Я развернула. По белому полотну шли синие васильки да алые маки. По краю кайма такая, что глаз не оторвать. Комок подступил к горлу.
Марфа, ну что ты… Зачем? Убери. Не рви душу ни себе, ни мне. Пусть она тебя ждет. Дождется. И мы дождемся.
Она только посмотрела на меня своими выцветшими глазами, в которых стояла такая тоска, что я поняла она не верит.
И вот настал тот день. Василий суетился, укладывал в багажник ее узелок. Марфа вышла на крыльцо в своем лучшем платье, в той самой шали. Соседки, кто посмелее, вышли за калитки. Стояли, утирали слезы подолами фартуков.

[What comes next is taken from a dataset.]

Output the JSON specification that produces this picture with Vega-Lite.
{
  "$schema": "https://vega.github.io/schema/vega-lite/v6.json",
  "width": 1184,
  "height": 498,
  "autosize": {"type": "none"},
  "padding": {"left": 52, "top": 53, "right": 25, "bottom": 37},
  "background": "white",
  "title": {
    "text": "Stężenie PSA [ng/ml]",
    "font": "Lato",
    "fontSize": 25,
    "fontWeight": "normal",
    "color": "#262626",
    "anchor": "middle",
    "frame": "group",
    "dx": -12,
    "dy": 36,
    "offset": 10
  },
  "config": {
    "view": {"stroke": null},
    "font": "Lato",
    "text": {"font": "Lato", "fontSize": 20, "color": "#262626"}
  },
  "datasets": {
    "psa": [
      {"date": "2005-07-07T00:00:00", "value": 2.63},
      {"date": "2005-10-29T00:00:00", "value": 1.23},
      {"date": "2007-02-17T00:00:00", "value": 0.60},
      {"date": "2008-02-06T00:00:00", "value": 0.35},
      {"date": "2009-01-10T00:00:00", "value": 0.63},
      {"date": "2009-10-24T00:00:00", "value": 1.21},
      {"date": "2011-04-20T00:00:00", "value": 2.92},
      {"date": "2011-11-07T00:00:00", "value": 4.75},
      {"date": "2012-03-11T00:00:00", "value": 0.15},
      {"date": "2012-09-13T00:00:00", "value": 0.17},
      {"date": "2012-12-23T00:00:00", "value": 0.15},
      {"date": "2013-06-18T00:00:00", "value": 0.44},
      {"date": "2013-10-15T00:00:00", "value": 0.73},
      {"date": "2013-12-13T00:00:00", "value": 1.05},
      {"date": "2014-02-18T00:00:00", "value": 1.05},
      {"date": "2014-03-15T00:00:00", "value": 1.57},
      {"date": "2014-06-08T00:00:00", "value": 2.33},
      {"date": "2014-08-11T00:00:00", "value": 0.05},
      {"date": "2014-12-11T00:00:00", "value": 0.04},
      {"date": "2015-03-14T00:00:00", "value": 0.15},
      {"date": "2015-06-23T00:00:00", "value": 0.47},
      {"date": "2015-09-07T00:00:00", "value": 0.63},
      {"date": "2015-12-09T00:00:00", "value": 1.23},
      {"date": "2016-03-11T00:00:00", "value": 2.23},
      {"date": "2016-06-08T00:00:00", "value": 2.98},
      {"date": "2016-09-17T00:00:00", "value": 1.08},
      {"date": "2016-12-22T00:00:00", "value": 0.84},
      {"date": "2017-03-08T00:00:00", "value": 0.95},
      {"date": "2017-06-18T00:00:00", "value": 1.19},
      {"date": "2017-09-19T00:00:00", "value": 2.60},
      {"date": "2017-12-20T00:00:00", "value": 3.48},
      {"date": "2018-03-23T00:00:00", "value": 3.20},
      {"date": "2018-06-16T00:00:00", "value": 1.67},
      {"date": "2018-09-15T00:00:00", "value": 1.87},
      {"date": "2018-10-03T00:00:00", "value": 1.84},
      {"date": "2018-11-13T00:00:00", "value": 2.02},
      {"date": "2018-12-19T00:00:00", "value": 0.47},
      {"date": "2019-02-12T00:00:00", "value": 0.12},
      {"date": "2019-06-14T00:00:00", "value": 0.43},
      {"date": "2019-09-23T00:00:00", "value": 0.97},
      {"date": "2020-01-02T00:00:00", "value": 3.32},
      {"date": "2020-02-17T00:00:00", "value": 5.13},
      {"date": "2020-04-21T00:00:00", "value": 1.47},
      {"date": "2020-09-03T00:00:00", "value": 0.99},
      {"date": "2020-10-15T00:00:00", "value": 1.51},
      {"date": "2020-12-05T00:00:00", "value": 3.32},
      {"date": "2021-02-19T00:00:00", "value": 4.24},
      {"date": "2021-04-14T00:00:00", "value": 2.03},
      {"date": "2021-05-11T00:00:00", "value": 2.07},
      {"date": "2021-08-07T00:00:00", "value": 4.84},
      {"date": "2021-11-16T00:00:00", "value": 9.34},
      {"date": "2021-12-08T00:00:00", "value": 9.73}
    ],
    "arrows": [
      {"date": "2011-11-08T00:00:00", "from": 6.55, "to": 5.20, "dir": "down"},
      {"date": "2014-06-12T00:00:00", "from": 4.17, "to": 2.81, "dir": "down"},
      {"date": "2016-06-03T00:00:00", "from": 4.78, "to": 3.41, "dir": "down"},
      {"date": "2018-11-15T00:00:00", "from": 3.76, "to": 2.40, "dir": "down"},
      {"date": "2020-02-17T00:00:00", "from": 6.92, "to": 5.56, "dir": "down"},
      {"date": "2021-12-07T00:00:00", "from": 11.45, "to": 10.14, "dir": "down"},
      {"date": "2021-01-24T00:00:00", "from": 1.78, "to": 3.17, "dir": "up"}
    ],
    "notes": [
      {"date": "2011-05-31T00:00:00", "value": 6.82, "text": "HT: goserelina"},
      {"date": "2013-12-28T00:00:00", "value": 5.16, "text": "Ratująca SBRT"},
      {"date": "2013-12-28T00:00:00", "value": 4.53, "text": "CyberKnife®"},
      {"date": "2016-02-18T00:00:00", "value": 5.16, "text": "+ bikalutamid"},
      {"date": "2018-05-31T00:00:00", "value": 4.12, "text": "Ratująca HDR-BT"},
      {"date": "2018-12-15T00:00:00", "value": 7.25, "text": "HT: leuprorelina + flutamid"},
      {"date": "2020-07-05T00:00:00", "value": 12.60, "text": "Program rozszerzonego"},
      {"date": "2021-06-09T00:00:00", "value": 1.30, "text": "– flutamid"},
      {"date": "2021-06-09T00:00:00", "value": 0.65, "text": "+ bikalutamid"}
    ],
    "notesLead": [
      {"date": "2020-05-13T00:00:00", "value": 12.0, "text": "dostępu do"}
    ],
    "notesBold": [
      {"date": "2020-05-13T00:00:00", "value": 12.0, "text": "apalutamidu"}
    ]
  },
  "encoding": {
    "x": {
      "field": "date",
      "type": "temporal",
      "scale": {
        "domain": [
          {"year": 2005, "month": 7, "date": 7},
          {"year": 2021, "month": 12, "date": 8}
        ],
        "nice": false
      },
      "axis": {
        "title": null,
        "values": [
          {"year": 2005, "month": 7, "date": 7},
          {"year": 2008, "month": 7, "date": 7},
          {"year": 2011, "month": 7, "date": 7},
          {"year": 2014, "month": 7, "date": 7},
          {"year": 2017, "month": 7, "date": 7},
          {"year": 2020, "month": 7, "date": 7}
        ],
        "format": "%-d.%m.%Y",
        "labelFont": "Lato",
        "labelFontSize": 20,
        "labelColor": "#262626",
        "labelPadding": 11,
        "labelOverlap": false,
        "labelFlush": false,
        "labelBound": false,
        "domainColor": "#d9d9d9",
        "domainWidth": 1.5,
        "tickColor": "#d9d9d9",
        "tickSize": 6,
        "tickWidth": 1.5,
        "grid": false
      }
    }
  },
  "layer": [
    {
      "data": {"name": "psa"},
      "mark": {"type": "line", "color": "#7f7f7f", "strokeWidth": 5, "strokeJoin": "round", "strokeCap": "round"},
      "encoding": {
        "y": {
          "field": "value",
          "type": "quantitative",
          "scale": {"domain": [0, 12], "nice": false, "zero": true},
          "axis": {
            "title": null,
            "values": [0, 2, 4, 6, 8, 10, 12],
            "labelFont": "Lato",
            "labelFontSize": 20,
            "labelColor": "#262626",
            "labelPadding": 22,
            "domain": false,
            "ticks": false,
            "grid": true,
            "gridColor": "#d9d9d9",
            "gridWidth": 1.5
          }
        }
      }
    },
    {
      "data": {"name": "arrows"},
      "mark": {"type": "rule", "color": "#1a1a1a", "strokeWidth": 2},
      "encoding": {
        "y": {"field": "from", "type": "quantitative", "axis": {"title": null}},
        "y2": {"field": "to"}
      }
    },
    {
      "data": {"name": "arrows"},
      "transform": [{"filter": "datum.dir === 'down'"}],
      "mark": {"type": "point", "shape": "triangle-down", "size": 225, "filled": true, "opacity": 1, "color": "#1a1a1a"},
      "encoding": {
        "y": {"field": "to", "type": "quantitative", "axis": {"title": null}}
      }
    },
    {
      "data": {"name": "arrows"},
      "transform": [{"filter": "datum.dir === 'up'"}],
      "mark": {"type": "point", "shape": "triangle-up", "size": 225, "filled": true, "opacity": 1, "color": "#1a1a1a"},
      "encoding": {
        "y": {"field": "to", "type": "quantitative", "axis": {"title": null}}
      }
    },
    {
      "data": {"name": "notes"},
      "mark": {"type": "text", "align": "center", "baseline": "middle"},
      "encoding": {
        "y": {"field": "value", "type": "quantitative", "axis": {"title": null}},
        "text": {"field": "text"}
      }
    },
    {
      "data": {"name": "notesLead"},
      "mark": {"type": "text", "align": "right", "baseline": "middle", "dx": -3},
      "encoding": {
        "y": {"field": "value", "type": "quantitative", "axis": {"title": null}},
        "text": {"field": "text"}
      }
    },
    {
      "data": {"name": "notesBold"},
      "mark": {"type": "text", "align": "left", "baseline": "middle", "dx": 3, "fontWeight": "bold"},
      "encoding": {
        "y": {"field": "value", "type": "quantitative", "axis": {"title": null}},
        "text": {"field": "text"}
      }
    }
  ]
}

Она обвела всех взглядом. Каждую избу, каждое деревце. Потом посмотрела на меня. И я увидела в ее глазах немой вопрос: «За что?» И просьбу: «Не забывайте».

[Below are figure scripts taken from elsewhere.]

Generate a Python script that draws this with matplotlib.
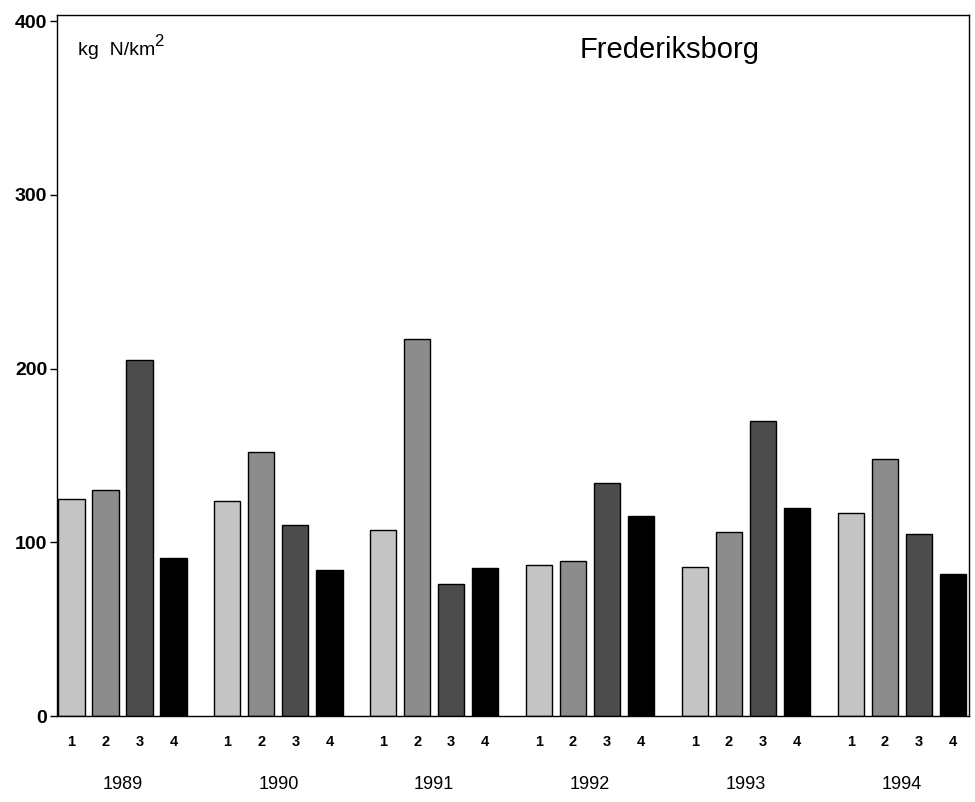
import numpy as np
import matplotlib.pyplot as plt
import matplotlib.transforms as mtransforms

plt.rcParams['font.family'] = ['Liberation Sans', 'DejaVu Sans']

years = ['1989', '1990', '1991', '1992', '1993', '1994']
quarters = ['1', '2', '3', '4']
q1 = [125, 124, 107, 87, 86, 117]
q2 = [130, 152, 217, 89, 106, 148]
q3 = [205, 110, 76, 134, 170, 105]
q4 = [91, 84, 85, 115, 120, 82]
yticks = [0, 100, 200, 300, 400]

colors = ['#c4c4c4', '#8c8c8c', '#4c4c4c', '#000000']
group_step = 4.58
width = 0.77

fig = plt.figure(figsize=(9.75, 8.02), dpi=100)
ax = fig.add_axes([0.0585, 0.1072, 0.9353, 0.8741])

groups = np.arange(len(years)) * group_step
xpos = []
for i, vals in enumerate([q1, q2, q3, q4]):
    x = groups + i
    ax.bar(x, vals, width=width, color=colors[i], edgecolor='black', linewidth=1.0)
    xpos.append(x)

ax.set_xlim(-width / 2 - 0.04, groups[-1] + 3 + width / 2 + 0.09)
ax.set_ylim(0, 403.5)
ax.set_yticks(yticks)
ax.set_yticklabels([str(v) for v in yticks], fontsize=14, fontweight='bold')
ax.tick_params(axis='y', direction='out', length=5, width=1, pad=2)

allx = np.sort(np.concatenate(xpos))
ax.set_xticks(allx)
ax.set_xticklabels(quarters * len(years), fontsize=10.5, fontweight='bold')
ax.tick_params(axis='x', length=0, pad=14)

trans = mtransforms.blended_transform_factory(ax.transData, ax.transAxes)
for g, yr in zip(groups, years):
    ax.text(g + 1.5, -0.098, yr, transform=trans, ha='center', va='center', fontsize=13)

for s in ax.spines.values():
    s.set_linewidth(1.0)

ax.text(0.023, 0.95, 'kg  N/km', transform=ax.transAxes,
        fontsize=14, va='center', ha='left')
ax.text(0.106, 0.962, '2', transform=ax.transAxes,
        fontsize=12, va='center', ha='left')
ax.text(0.672, 0.95, 'Frederiksborg', transform=ax.transAxes,
        fontsize=21, va='center', ha='center')

fig.savefig('out.png', dpi=100)
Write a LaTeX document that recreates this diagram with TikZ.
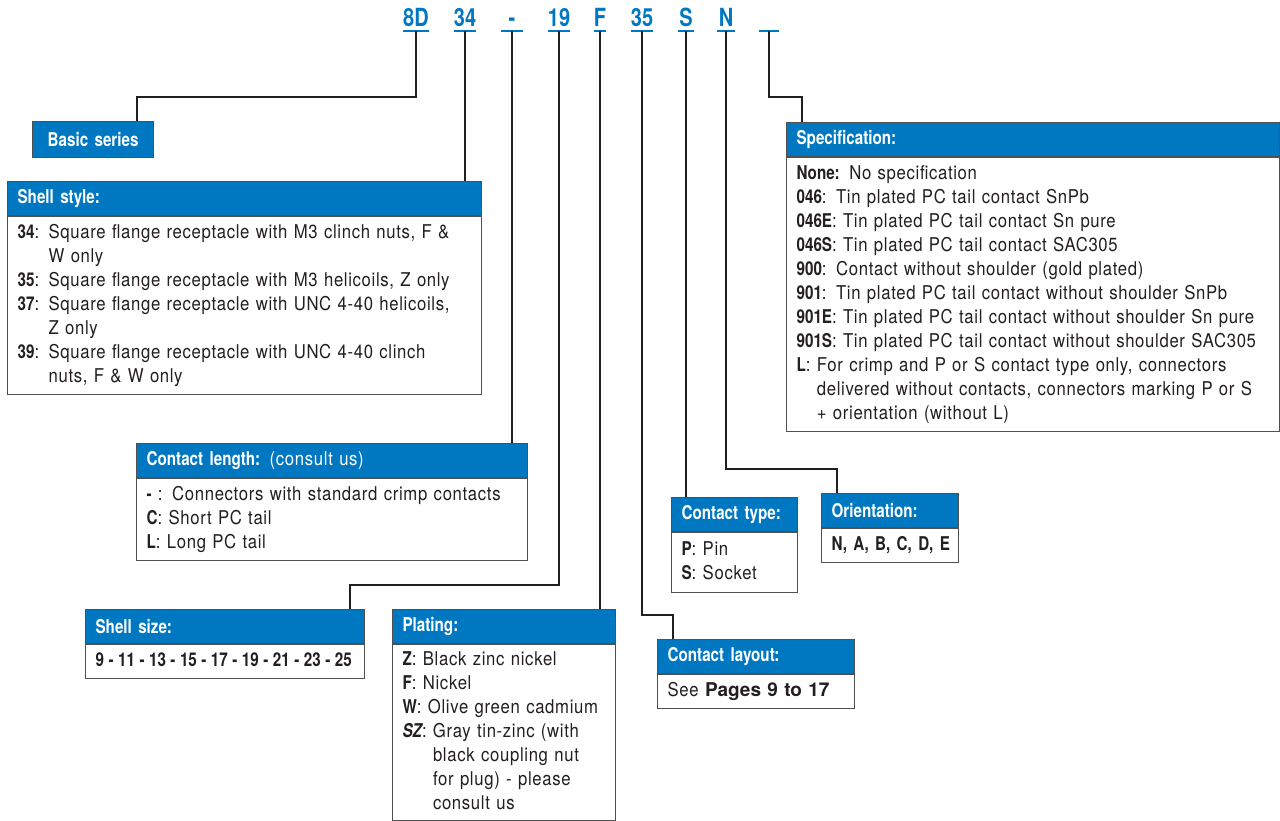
\documentclass[tikz,border=0pt]{standalone}
\usepackage{fontspec}
\setmainfont{TeX Gyre Heros}[FakeStretch=0.88,LetterSpace=3.5]
\newfontfamily\hdrfamily{TeX Gyre Heros}[FakeStretch=0.8]
\newfontfamily\widefamily{TeX Gyre Heros}
\definecolor{codeblue}{RGB}{0,120,193}
\definecolor{rulegray}{RGB}{80,80,80}
\definecolor{inkdark}{RGB}{35,31,32}
\newcommand{\boxlines}[1]{\begin{tabular}{@{}l@{}}#1\end{tabular}}
\newcommand{\lbl}[1]{{\hdrfamily\bfseries #1}}
\newcommand{\sizesep}{\hspace{4.5pt}-\hspace{4.5pt}}
\begin{document}
\begin{tikzpicture}[x=1pt,y=-1pt,
    code/.style={text=codeblue,font=\hdrfamily\bfseries\fontsize{25}{25}\selectfont,
      inner xsep=0pt,inner ysep=4pt,text depth=0pt,anchor=south},
    codeline/.style={draw=codeblue,line width=1.6pt},
    hdr/.style={fill=codeblue,draw=rulegray,line width=1.2pt,text=white,
      font=\hdrfamily\bfseries\fontsize{19}{22}\selectfont,anchor=north west,
      minimum height=34pt,align=left,inner xsep=10pt,inner ysep=0pt},
    bodybox/.style={draw=rulegray,line width=1.2pt,fill=white,text=inkdark,
      font=\fontsize{19}{24}\selectfont,anchor=north west,align=left,
      inner xsep=10pt,inner ysep=0pt},
    link/.style={draw=inkdark,line width=1.3pt}]
  \useasboundingbox (0,0) rectangle (1280,821);
  \foreach \n/\txt/\x/\w in {c8D/8D/416/0,c34/34/465/0,cdash/-/512/21,c19/19/559/0,
      cF/F/600/12,c35/35/642/0,cS/S/686/16,cN/N/726/17,cblank//769/20}{
    \node[code,minimum width=\w pt] (\n) at (\x,31) {\txt};
    \draw[codeline] (\n.south west) -- (\n.south east);
  }
  \node[hdr,align=center,text width=101pt,minimum height=36pt] (basic) at (32,121) {Basic series};
  \node[hdr,text width=454pt] (shellH) at (7,181) {Shell style:};
  \node[bodybox,text width=454pt,minimum height=178pt] (shell) at (shellH.south west)
    {\boxlines{\lbl{34}: Square flange receptacle with M3 clinch nuts, F \&\\
      \phantom{\lbl{34}: }W only\\
      \lbl{35}: Square flange receptacle with M3 helicoils, Z only\\
      \lbl{37}: Square flange receptacle with UNC 4-40 helicoils,\\
      \phantom{\lbl{37}: }Z only\\
      \lbl{39}: Square flange receptacle with UNC 4-40 clinch\\
      \phantom{\lbl{39}: }nuts, F \& W only}};
  \node[hdr,text width=473pt] (specH) at (786,122) {Specification:};
  \node[bodybox,text width=473pt,minimum height=274pt] (spec) at (specH.south west)
    {\boxlines{\lbl{None:} No specification\\
      \lbl{046}: Tin plated PC tail contact SnPb\\
      \lbl{046E}: Tin plated PC tail contact Sn pure\\
      \lbl{046S}: Tin plated PC tail contact SAC305\\
      \lbl{900}: Contact without shoulder (gold plated)\\
      \lbl{901}: Tin plated PC tail contact without shoulder SnPb\\
      \lbl{901E}: Tin plated PC tail contact without shoulder Sn pure\\
      \lbl{901S}: Tin plated PC tail contact without shoulder SAC305\\
      \lbl{L}: For crimp and P or S contact type only, connectors\\
      \phantom{\lbl{L}: }delivered without contacts, connectors marking P or S\\
      \phantom{\lbl{L}: }+ orientation (without L)}};
  \node[hdr,text width=371pt] (lenH) at (136,443) {Contact length: {\normalfont (consult us)}};
  \node[bodybox,text width=371pt,minimum height=82pt] (len) at (lenH.south west)
    {\boxlines{\lbl{-} : Connectors with standard crimp contacts\\
      \lbl{C}: Short PC tail\\
      \lbl{L}: Long PC tail}};
  \node[hdr,text width=106pt] (typeH) at (671,497) {Contact type:};
  \node[bodybox,text width=106pt,minimum height=60pt] (type) at (typeH.south west)
    {\boxlines{\lbl{P}: Pin\\ \lbl{S}: Socket}};
  \node[hdr,text width=117pt] (orientH) at (821,493) {Orientation:};
  \node[bodybox,text width=117pt,minimum height=34pt] (orient) at (orientH.south west)
    {\boxlines{\lbl{N, A, B, C, D, E}}};
  \node[hdr,text width=177pt] (layoutH) at (657,639) {Contact layout:};
  \node[bodybox,text width=177pt,minimum height=34pt] (layout) at (layoutH.south west)
    {\boxlines{See {\widefamily\bfseries Pages 9 to 17}}};
  \node[hdr,text width=259pt] (sizeH) at (85,609) {Shell size:};
  \node[bodybox,text width=259pt,minimum height=34pt] (size) at (sizeH.south west)
    {\boxlines{\lbl{9\sizesep 11\sizesep 13\sizesep 15\sizesep 17\sizesep 19\sizesep 21\sizesep 23\sizesep 25}}};
  \node[hdr,text width=203pt] (platH) at (392,609) {Plating:};
  \node[bodybox,text width=203pt,minimum height=176pt] (plat) at (platH.south west)
    {\boxlines{\lbl{Z}: Black zinc nickel\\
      \lbl{F}: Nickel\\
      \lbl{W}: Olive green cadmium\\
      \lbl{\itshape SZ}: Gray tin-zinc (with\\
      \phantom{\lbl{SZ}: }black coupling nut\\
      \phantom{\lbl{SZ}: }for plug) - please\\
      \phantom{\lbl{SZ}: }consult us}};
  \draw[link] (c8D.south) -- (c8D.south |- 0,97) -| ([xshift=105pt]basic.north west);
  \draw[link] (c34.south) -- (c34.south |- shellH.north);
  \draw[link] (cdash.south) -- (cdash.south |- lenH.north);
  \draw[link] (c19.south) -- (c19.south |- 0,585) -| ([xshift=265pt]sizeH.north west);
  \draw[link] (cF.south) -- (cF.south |- platH.north);
  \draw[link] (c35.south) -- (c35.south |- 0,615) -| ([xshift=16pt]layoutH.north west);
  \draw[link] (cS.south) -- (cS.south |- typeH.north);
  \draw[link] (cN.south) -- (cN.south |- 0,469) -| ([xshift=16pt]orientH.north west);
  \draw[link] (cblank.south) -- (cblank.south |- 0,97) -| ([xshift=16pt]specH.north west);
\end{tikzpicture}
\end{document}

Села в машину. Гордо, прямо. Не оглянулась. Только когда машина тронулась и подняла пыль, я увидела в заднем стекле ее лицо. И по щеке ползла одна-единственная скупая слеза. Машина скрылась за поворотом, а мы еще долго стояли и смотрели, как пыль медленно оседает на дорогу, словно пепел после пожара.
Прошла осень, зима пролетела метелями. Дом Марфы стоял пустой, с заколоченными окнами. Снег намел сугробы до крыльца, и никто не спешил их разгребать. Деревня будто осиротела. Бывало, иду мимо, и кажется вот сейчас скрипнет калитка, выйдет Марфа, поправит шаль и скажет: «Здравствуй, Петровна». Но калитка молчала.
Пару раз звонил Василий. Говорил сдавленно, что мама привыкает, что уход хороший. А я слышала в его голосе такую тоску, что понимала не он маму, а он сам себя в ту казенную палату запер.
А потом пришла весна. Такая, какая бывает только в деревне. Когда воздух пахнет талой землей и березовым соком, когда солнце такое ласковое, что хочется закрыть глаза и улыбаться. Ручейки звенели, птицы пели. И вот в один из таких дней, когда я белье развешивала, у околицы показалась знакомая машина.
Сердце екнуло. Неужели плохая весть?